### The task
Exactly the lines from the one with "Reproduce this chart" through the one with "Arial, Helvetica, sans-serif';" should be returned, both ends included and nothing else. Omit any pictures.

### Records with drawing code
--- begin ---
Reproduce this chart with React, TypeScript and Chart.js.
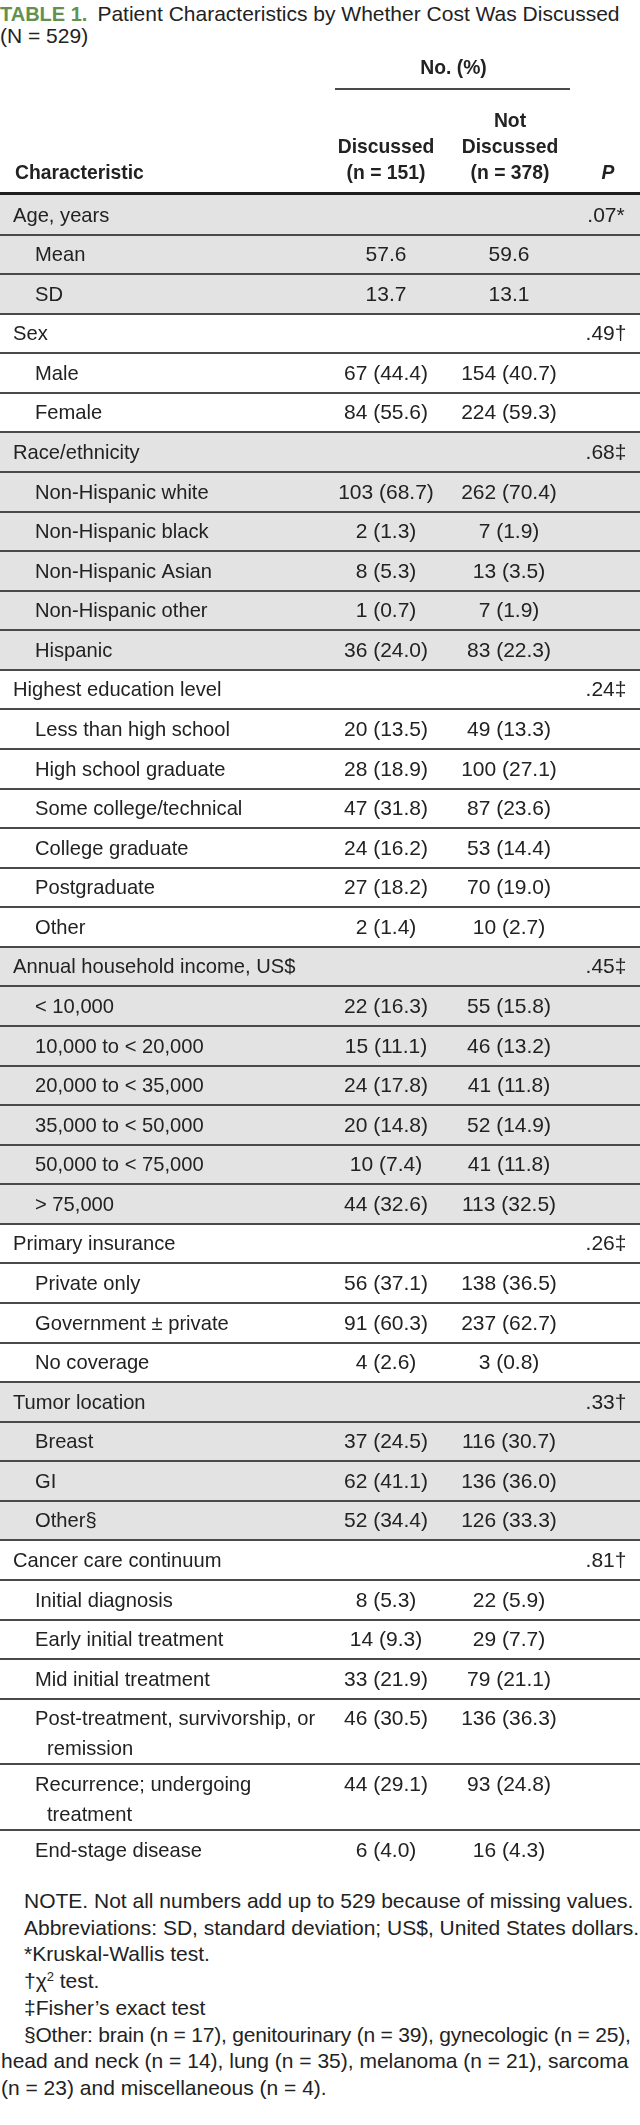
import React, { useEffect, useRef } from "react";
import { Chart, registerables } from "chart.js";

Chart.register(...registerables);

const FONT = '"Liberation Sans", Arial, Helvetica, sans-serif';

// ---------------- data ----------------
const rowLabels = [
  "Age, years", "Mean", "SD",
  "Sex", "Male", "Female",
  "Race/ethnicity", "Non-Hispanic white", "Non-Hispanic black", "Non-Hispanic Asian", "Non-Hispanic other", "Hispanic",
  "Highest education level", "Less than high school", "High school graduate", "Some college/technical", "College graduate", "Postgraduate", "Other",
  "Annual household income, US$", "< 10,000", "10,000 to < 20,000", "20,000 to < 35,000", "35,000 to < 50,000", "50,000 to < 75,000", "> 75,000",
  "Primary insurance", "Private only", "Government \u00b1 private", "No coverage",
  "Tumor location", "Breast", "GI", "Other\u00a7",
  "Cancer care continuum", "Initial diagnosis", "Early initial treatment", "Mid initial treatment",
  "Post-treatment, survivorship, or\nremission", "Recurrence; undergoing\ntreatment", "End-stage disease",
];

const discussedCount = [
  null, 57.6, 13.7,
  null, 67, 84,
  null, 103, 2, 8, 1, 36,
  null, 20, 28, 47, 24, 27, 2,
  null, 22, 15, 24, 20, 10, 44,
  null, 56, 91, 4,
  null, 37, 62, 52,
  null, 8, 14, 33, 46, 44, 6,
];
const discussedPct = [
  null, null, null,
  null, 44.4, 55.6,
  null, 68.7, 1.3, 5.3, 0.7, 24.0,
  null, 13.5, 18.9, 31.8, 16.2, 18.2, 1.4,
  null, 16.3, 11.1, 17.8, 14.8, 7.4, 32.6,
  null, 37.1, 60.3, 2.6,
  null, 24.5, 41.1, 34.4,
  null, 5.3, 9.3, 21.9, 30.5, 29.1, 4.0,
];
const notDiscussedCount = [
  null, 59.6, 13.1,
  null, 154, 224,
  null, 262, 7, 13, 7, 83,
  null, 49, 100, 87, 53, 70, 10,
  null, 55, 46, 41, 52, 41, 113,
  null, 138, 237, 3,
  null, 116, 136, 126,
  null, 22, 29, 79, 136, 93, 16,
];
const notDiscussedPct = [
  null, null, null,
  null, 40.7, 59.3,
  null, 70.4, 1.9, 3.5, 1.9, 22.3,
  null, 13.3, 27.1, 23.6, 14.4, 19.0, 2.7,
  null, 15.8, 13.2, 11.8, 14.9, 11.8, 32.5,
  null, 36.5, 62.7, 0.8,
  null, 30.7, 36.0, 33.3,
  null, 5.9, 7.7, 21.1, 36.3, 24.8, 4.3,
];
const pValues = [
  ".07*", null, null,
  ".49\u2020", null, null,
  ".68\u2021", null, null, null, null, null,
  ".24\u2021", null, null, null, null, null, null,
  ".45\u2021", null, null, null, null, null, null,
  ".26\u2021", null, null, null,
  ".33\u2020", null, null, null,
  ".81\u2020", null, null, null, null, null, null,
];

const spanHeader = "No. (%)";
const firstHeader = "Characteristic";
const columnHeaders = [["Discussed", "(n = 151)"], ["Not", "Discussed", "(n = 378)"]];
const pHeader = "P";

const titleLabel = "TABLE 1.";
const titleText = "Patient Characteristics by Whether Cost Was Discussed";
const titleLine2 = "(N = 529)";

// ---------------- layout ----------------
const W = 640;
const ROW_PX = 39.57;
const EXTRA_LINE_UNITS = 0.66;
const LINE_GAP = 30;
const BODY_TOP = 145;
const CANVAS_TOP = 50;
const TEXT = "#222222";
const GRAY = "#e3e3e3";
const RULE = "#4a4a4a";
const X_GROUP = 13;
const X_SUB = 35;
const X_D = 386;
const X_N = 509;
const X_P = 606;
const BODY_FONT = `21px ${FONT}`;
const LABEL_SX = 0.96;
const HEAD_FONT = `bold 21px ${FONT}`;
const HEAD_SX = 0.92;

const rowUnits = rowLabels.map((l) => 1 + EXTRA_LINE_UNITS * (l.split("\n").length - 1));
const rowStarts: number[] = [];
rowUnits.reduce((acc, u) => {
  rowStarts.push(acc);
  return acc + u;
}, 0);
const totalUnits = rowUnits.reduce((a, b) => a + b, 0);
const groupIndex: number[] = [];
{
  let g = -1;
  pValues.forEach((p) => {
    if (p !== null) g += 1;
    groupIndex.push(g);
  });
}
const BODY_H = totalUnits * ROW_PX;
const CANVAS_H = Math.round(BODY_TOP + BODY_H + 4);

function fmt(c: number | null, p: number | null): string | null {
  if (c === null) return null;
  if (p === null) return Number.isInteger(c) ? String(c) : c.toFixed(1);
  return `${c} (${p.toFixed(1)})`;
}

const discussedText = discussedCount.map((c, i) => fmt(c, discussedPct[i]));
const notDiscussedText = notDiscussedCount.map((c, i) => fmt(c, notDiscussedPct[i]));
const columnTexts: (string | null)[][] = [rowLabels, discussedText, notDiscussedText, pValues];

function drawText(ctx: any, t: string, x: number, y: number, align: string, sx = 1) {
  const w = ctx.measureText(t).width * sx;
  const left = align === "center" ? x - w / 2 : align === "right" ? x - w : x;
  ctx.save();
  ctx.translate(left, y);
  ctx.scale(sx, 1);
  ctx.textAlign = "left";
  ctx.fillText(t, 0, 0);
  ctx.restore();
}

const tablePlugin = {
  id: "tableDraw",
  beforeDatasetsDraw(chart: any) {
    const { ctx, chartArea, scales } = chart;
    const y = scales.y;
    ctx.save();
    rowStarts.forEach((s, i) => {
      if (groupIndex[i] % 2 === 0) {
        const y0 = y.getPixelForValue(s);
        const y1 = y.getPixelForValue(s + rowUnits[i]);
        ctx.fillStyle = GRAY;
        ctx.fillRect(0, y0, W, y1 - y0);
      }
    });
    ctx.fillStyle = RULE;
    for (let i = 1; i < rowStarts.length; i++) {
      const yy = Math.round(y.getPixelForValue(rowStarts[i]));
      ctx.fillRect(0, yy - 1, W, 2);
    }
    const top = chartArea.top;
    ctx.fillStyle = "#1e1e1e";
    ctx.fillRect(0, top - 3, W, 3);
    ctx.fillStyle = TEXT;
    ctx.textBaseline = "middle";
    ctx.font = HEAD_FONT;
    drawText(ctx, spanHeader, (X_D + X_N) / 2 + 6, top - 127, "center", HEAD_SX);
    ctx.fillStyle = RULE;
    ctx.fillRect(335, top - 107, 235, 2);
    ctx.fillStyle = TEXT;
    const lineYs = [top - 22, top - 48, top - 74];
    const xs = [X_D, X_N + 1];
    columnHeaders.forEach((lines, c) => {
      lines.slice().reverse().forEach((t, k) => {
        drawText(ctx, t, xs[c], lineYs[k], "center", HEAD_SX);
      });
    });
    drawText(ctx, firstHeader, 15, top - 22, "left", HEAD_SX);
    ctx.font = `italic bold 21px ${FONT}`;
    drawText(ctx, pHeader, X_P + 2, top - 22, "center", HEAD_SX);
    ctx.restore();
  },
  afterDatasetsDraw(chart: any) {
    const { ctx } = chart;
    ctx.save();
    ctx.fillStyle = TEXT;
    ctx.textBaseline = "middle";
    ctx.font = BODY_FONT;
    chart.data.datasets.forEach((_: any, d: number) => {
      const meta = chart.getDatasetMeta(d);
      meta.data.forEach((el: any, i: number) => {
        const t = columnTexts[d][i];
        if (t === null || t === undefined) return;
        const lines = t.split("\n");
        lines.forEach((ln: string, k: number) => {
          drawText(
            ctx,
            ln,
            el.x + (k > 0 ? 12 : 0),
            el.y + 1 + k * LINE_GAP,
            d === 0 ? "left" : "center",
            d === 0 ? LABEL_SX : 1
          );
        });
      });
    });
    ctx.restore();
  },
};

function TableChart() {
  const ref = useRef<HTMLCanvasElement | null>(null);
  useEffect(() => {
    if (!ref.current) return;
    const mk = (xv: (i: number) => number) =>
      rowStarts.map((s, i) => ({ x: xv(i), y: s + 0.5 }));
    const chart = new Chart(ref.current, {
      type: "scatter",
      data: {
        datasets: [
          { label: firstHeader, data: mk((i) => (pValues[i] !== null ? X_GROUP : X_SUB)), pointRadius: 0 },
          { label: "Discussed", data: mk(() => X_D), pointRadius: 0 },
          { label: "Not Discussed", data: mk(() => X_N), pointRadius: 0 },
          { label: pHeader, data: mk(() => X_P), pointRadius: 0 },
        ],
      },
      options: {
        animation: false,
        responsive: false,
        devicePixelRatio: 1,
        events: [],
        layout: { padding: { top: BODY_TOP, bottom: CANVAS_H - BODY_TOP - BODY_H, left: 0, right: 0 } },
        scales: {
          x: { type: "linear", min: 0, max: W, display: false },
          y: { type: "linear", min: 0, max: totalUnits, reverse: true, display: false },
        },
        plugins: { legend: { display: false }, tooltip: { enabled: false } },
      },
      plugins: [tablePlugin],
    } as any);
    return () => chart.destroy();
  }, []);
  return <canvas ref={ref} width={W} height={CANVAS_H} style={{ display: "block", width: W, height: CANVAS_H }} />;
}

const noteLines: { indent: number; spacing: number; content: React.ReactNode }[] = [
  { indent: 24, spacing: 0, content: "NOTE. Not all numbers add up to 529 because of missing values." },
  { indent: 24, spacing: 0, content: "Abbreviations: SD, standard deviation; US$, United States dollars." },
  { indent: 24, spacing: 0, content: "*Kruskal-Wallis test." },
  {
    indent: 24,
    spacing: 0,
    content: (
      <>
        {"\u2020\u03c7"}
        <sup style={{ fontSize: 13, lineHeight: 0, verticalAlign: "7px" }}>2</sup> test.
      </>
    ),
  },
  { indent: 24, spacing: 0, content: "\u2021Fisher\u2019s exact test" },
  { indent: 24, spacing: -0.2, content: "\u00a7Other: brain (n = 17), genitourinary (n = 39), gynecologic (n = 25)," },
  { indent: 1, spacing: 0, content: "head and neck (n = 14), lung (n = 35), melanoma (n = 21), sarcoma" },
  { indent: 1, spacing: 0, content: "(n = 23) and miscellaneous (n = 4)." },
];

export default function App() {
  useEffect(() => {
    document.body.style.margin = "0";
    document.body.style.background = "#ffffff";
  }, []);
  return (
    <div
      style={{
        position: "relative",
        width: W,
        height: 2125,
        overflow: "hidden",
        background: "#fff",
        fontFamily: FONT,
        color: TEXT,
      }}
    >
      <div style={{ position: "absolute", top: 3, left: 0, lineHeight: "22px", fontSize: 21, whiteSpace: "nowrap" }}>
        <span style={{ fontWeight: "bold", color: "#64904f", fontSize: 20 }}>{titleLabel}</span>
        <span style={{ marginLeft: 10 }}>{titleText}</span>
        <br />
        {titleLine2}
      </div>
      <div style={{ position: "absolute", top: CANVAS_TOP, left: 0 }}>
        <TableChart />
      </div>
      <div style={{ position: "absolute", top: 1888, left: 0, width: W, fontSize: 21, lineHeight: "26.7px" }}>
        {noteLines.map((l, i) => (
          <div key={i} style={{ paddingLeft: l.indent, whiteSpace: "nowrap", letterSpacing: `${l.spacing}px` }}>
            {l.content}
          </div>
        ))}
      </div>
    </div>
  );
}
--- end ---
--- begin ---
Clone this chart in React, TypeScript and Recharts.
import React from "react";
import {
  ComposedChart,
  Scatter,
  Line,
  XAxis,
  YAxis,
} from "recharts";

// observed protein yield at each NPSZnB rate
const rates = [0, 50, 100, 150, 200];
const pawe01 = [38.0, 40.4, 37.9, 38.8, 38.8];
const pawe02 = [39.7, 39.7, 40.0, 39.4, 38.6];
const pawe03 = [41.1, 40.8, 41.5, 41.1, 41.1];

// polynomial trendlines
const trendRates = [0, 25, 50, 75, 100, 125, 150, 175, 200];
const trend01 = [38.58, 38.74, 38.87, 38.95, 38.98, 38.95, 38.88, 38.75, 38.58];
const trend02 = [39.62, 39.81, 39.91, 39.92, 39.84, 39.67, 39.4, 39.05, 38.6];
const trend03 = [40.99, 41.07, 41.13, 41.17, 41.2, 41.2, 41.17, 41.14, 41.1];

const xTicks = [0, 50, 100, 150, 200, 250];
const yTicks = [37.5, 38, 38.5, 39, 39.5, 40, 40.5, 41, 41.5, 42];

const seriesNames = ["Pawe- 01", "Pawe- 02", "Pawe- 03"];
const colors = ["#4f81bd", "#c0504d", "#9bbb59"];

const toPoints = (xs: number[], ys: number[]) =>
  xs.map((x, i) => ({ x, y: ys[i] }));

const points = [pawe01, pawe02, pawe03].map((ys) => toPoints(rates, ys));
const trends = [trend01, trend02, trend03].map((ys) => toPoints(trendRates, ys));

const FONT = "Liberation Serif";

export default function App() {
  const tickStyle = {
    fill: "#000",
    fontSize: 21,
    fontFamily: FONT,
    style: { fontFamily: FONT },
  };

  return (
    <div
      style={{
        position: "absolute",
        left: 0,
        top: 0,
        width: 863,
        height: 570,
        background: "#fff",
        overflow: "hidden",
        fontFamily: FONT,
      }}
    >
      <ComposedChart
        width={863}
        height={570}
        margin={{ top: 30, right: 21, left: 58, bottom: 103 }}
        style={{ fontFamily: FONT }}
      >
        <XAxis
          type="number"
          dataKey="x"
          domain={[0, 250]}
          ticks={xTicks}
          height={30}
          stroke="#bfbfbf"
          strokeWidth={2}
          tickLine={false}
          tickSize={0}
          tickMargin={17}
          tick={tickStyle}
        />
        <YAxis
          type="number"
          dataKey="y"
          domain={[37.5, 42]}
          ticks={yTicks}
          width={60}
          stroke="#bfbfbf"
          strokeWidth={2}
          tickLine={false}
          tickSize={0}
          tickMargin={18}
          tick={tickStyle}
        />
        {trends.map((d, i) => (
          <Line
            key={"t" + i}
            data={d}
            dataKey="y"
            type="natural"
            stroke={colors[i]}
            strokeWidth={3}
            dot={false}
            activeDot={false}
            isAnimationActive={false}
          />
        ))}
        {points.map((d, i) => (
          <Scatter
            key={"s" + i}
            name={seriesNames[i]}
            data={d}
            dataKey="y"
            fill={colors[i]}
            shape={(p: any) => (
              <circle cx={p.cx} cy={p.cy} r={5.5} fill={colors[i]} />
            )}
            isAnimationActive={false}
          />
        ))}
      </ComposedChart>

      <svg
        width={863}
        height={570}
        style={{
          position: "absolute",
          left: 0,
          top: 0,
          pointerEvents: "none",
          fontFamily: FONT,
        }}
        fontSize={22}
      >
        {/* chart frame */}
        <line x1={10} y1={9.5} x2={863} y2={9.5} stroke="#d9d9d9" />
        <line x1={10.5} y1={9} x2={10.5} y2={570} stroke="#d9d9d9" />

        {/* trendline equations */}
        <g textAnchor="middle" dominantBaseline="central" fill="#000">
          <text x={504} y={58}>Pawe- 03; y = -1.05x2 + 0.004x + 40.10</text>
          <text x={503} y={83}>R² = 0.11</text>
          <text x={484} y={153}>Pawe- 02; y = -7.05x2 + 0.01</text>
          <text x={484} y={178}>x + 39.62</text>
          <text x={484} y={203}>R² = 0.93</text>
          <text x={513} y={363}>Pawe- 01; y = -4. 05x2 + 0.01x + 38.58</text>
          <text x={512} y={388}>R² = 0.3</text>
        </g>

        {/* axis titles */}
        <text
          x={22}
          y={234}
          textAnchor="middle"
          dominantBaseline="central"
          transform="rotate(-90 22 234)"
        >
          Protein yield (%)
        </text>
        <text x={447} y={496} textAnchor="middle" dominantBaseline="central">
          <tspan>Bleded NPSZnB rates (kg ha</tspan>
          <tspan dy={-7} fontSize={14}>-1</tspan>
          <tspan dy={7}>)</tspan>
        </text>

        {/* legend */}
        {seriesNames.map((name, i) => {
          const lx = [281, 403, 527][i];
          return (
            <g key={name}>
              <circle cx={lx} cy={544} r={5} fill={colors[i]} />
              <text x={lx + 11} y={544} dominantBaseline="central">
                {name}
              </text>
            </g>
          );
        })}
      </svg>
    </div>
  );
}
--- end ---
### Answer in full
Reproduce this chart with React, TypeScript and Chart.js.
import React, { useEffect, useRef } from "react";
import { Chart, registerables } from "chart.js";

Chart.register(...registerables);

const FONT = '"Liberation Sans", Arial, Helvetica, sans-serif';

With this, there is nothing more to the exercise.